GIVEN REQUEST: The listing below begins with the first line you should copy; stop after the line containing "edgecolor='none', zorder=-10))", and drop every picture.

GIVEN MATERIAL:

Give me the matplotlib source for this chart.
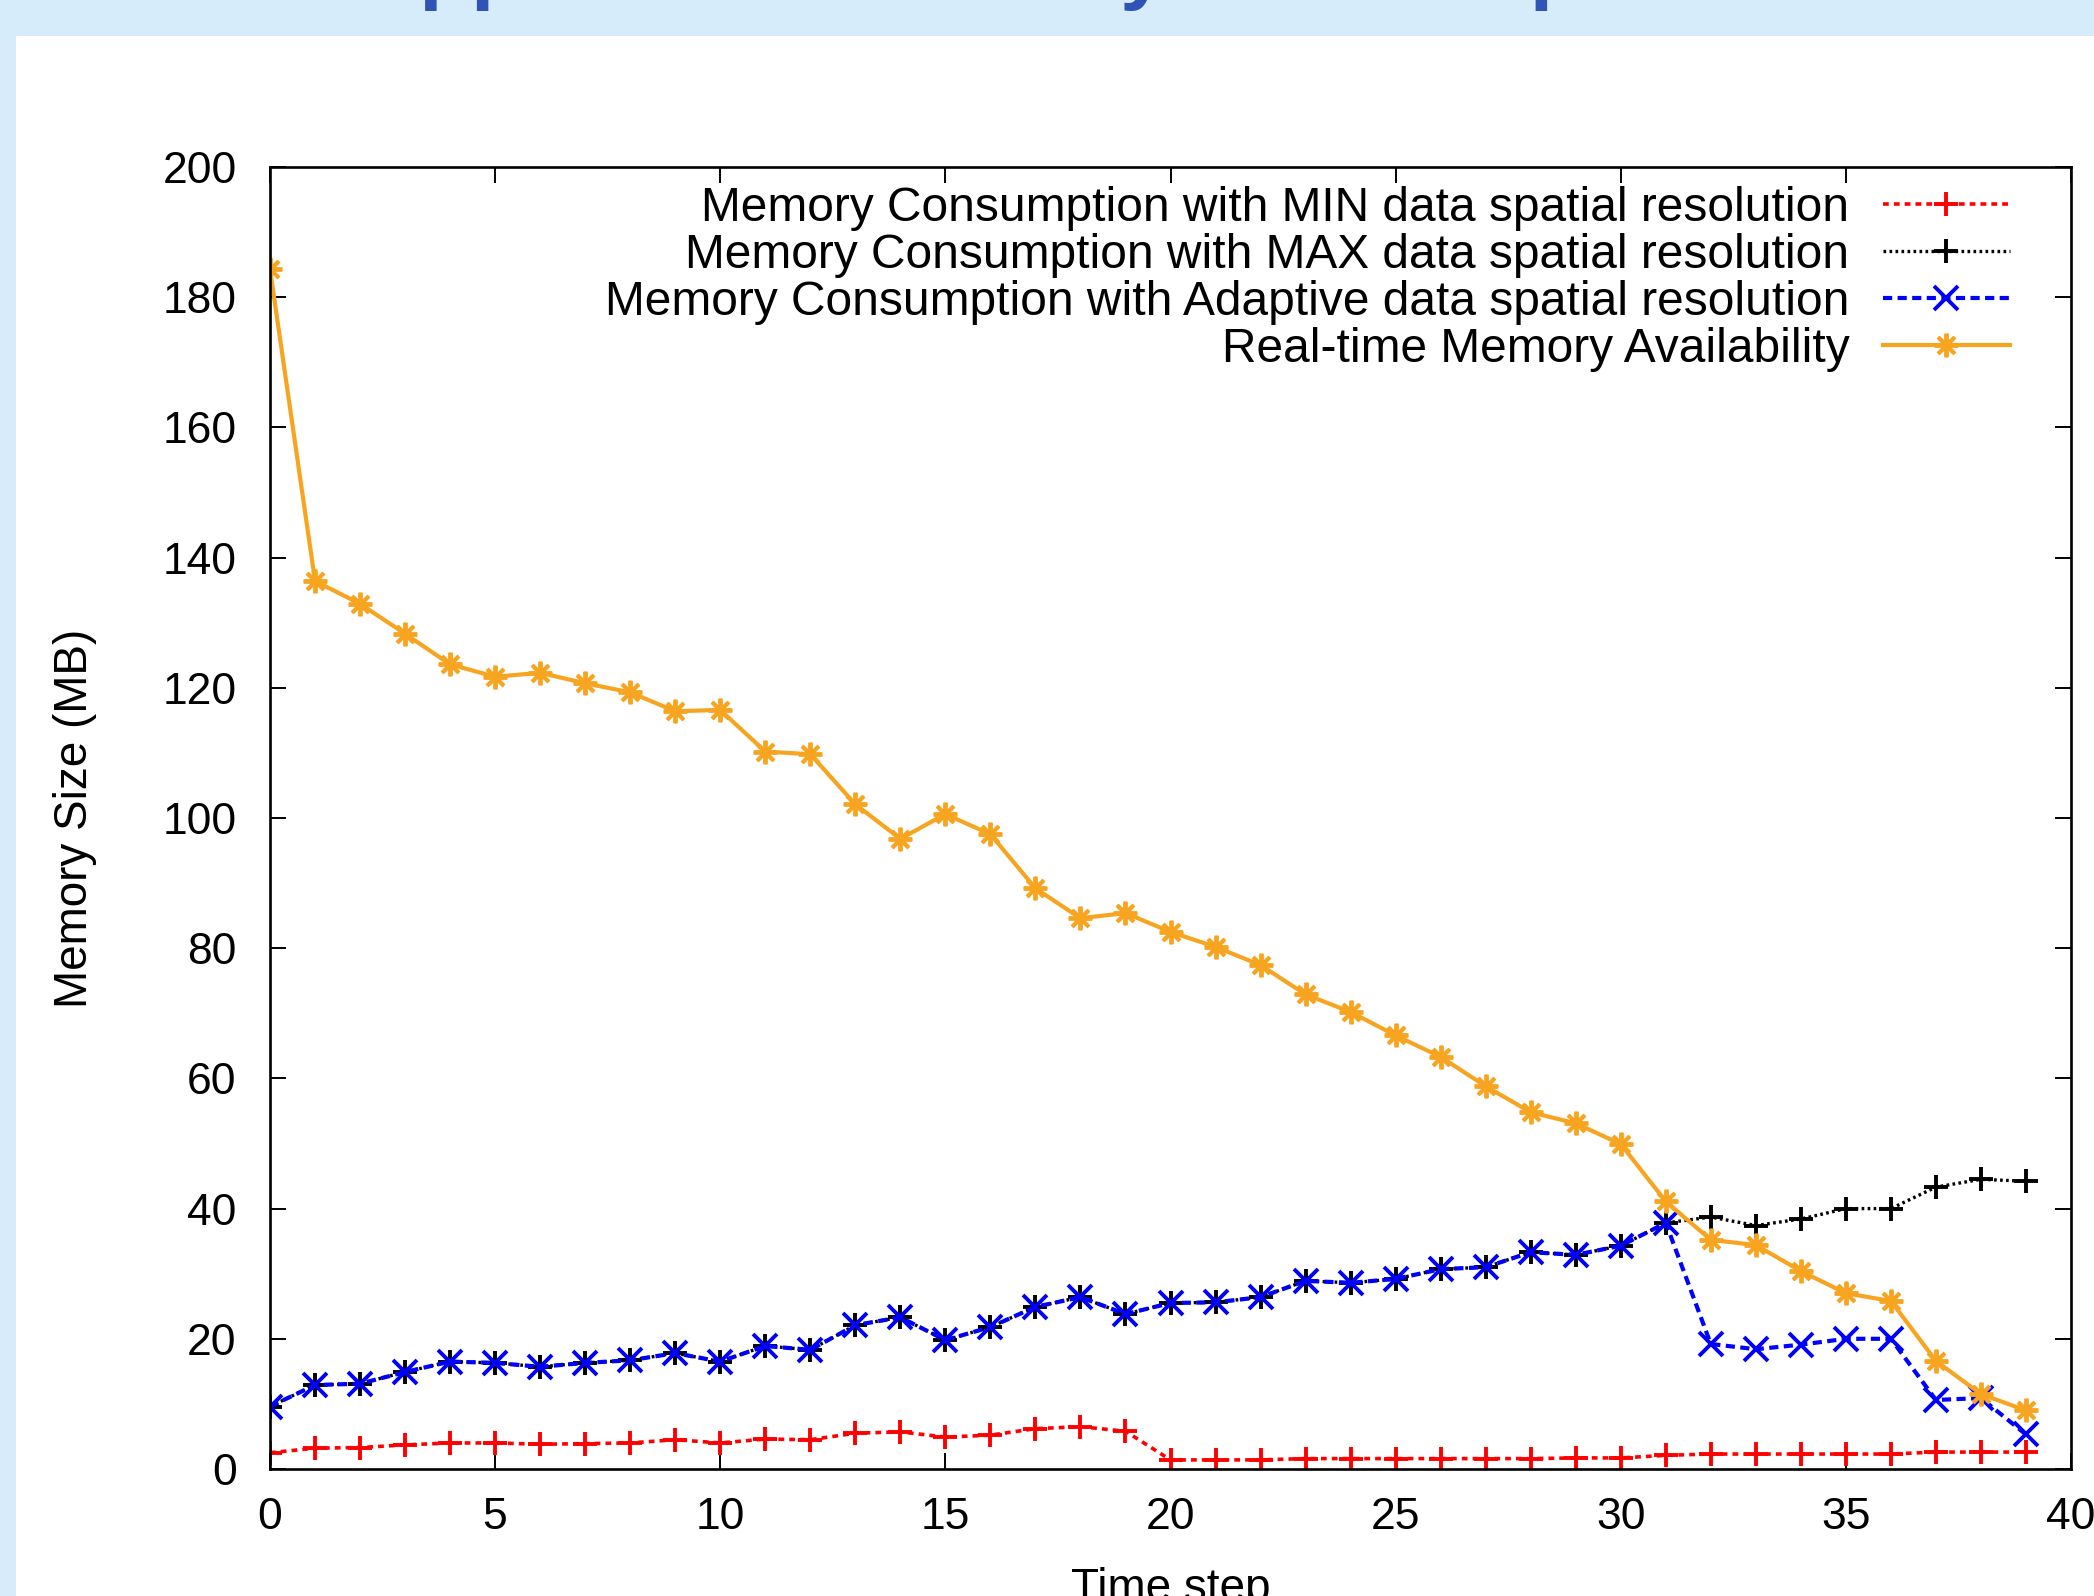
import matplotlib
matplotlib.use("Agg")
import matplotlib.pyplot as plt
from matplotlib.patches import Rectangle

plt.rcParams['font.family'] = ['Liberation Sans', 'DejaVu Sans']

# ---- data ----
time_steps = list(range(40))

mem_min = [2.5, 3.2, 3.3, 3.7, 4.0, 4.0, 3.8, 3.9, 4.0, 4.5,
           4.0, 4.6, 4.5, 5.5, 5.7, 4.9, 5.2, 6.2, 6.5, 5.8,
           1.4, 1.4, 1.4, 1.6, 1.6, 1.6, 1.6, 1.6, 1.6, 1.7,
           1.7, 2.1, 2.3, 2.3, 2.3, 2.3, 2.3, 2.6, 2.6, 2.6]

mem_max = [9.6, 12.9, 13.1, 14.9, 16.5, 16.3, 15.7, 16.3, 16.7, 17.8,
           16.5, 18.9, 18.3, 22.1, 23.3, 19.8, 21.8, 24.9, 26.4, 23.8,
           25.5, 25.6, 26.4, 28.9, 28.6, 29.2, 30.7, 31.0, 33.3, 32.9,
           34.3, 37.8, 38.7, 37.4, 38.4, 40.0, 40.0, 43.3, 44.5, 44.2]

mem_adaptive = [9.6, 12.9, 13.1, 14.9, 16.5, 16.3, 15.7, 16.3, 16.7, 17.8,
                16.5, 18.9, 18.3, 22.1, 23.3, 19.8, 21.8, 24.9, 26.4, 23.8,
                25.5, 25.6, 26.4, 28.9, 28.6, 29.2, 30.7, 31.0, 33.3, 32.9,
                34.3, 37.8, 19.2, 18.4, 19.1, 20.0, 20.0, 10.6, 10.9, 5.3]

mem_available = [184.3, 136.4, 132.9, 128.3, 123.6, 121.7, 122.3, 120.7, 119.3, 116.4,
                 116.6, 110.2, 109.8, 102.1, 96.8, 100.6, 97.5, 89.2, 84.6, 85.4,
                 82.5, 80.2, 77.4, 72.9, 70.2, 66.6, 63.3, 58.8, 54.8, 53.1,
                 49.9, 41.1, 35.2, 34.4, 30.4, 27.0, 25.8, 16.6, 11.5, 9.0]

series_labels = [
    "Memory Consumption with MIN data spatial resolution",
    "Memory Consumption with MAX data spatial resolution",
    "Memory Consumption with Adaptive data spatial resolution",
    "Real-time Memory Availability",
]
x_ticks = [0, 5, 10, 15, 20, 25, 30, 35, 40]
y_ticks = [0, 20, 40, 60, 80, 100, 120, 140, 160, 180, 200]

# ---- figure / slide background ----
W, H = 2094, 1596
fig = plt.figure(figsize=(W / 100, H / 100), dpi=100)
fig.patch.set_facecolor('#d6ecfb')
fig.patches.append(Rectangle((16 / W, 0), 1.0, (H - 36) / H,
                             transform=fig.transFigure, facecolor='white',
                             edgecolor='none', zorder=-10))

# slide title (runs off the top edge)
fig.text(358 / W, 1 + 7 / H, "Application Memory Consumption",
         ha='left', va='baseline', fontsize=61, fontweight='bold',
         color='#3153b5', zorder=1)

left, right = 270 / W, 2071 / W
bottom, top = (H - 1469) / H, (H - 167) / H
ax = fig.add_axes([left, bottom, right - left, top - bottom], zorder=5)
ax.set_facecolor('none')

marker_kw = dict(markersize=17, markeredgewidth=2.8)
asterisk = (8, 2, 0)

ax.plot(time_steps, mem_min, color='#ff0000', lw=2.6,
        linestyle=(0, (1.6, 1.4)), marker='+', label=series_labels[0], **marker_kw)
ax.plot(time_steps, mem_max, color='black', lw=2.4,
        linestyle=(0, (0.8, 1.0)), marker='+', label=series_labels[1], **marker_kw)
ax.plot(time_steps, mem_adaptive, color='#0000ff', lw=3.0,
        linestyle=(0, (2.2, 1.3)), marker='x', label=series_labels[2], **marker_kw)
ax.plot(time_steps, mem_available, color='#f7a521', lw=3.0,
        linestyle='-', marker=asterisk, label=series_labels[3], **marker_kw)

ax.set_xlim(0, 40)
ax.set_ylim(0, 200)
ax.set_xticks(x_ticks)
ax.set_yticks(y_ticks)
ax.tick_params(axis='both', direction='in', length=11.5, width=1.4,
               top=True, right=True, labelsize=32, colors='black')
ax.tick_params(axis='x', pad=20)
ax.tick_params(axis='y', pad=24)
for sp in ax.spines.values():
    sp.set_linewidth(1.9)
    sp.set_color('black')

ax.set_xlabel("Time step", fontsize=33)
ax.xaxis.set_label_coords(0.5, -0.0753)
ax.set_ylabel("Memory Size (MB)", fontsize=33)
ax.yaxis.set_label_coords(-0.096, 0.5)

ax.legend(loc='upper right', bbox_to_anchor=(0.9661, 0.9854),
          frameon=False, markerfirst=False, fontsize=34.5,
          handlelength=2.65, handletextpad=0.7, labelspacing=0.04,
          borderpad=0, borderaxespad=0, numpoints=1)

fig.savefig("out.png", dpi=100, facecolor=fig.get_facecolor())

REPLY TO THE EXERCISE:
Give me the matplotlib source for this chart.
import matplotlib
matplotlib.use("Agg")
import matplotlib.pyplot as plt
from matplotlib.patches import Rectangle

plt.rcParams['font.family'] = ['Liberation Sans', 'DejaVu Sans']

# ---- data ----
time_steps = list(range(40))

mem_min = [2.5, 3.2, 3.3, 3.7, 4.0, 4.0, 3.8, 3.9, 4.0, 4.5,
           4.0, 4.6, 4.5, 5.5, 5.7, 4.9, 5.2, 6.2, 6.5, 5.8,
           1.4, 1.4, 1.4, 1.6, 1.6, 1.6, 1.6, 1.6, 1.6, 1.7,
           1.7, 2.1, 2.3, 2.3, 2.3, 2.3, 2.3, 2.6, 2.6, 2.6]

mem_max = [9.6, 12.9, 13.1, 14.9, 16.5, 16.3, 15.7, 16.3, 16.7, 17.8,
           16.5, 18.9, 18.3, 22.1, 23.3, 19.8, 21.8, 24.9, 26.4, 23.8,
           25.5, 25.6, 26.4, 28.9, 28.6, 29.2, 30.7, 31.0, 33.3, 32.9,
           34.3, 37.8, 38.7, 37.4, 38.4, 40.0, 40.0, 43.3, 44.5, 44.2]

mem_adaptive = [9.6, 12.9, 13.1, 14.9, 16.5, 16.3, 15.7, 16.3, 16.7, 17.8,
                16.5, 18.9, 18.3, 22.1, 23.3, 19.8, 21.8, 24.9, 26.4, 23.8,
                25.5, 25.6, 26.4, 28.9, 28.6, 29.2, 30.7, 31.0, 33.3, 32.9,
                34.3, 37.8, 19.2, 18.4, 19.1, 20.0, 20.0, 10.6, 10.9, 5.3]

mem_available = [184.3, 136.4, 132.9, 128.3, 123.6, 121.7, 122.3, 120.7, 119.3, 116.4,
                 116.6, 110.2, 109.8, 102.1, 96.8, 100.6, 97.5, 89.2, 84.6, 85.4,
                 82.5, 80.2, 77.4, 72.9, 70.2, 66.6, 63.3, 58.8, 54.8, 53.1,
                 49.9, 41.1, 35.2, 34.4, 30.4, 27.0, 25.8, 16.6, 11.5, 9.0]

series_labels = [
    "Memory Consumption with MIN data spatial resolution",
    "Memory Consumption with MAX data spatial resolution",
    "Memory Consumption with Adaptive data spatial resolution",
    "Real-time Memory Availability",
]
x_ticks = [0, 5, 10, 15, 20, 25, 30, 35, 40]
y_ticks = [0, 20, 40, 60, 80, 100, 120, 140, 160, 180, 200]

# ---- figure / slide background ----
W, H = 2094, 1596
fig = plt.figure(figsize=(W / 100, H / 100), dpi=100)
fig.patch.set_facecolor('#d6ecfb')
fig.patches.append(Rectangle((16 / W, 0), 1.0, (H - 36) / H,
                             transform=fig.transFigure, facecolor='white',
                             edgecolor='none', zorder=-10))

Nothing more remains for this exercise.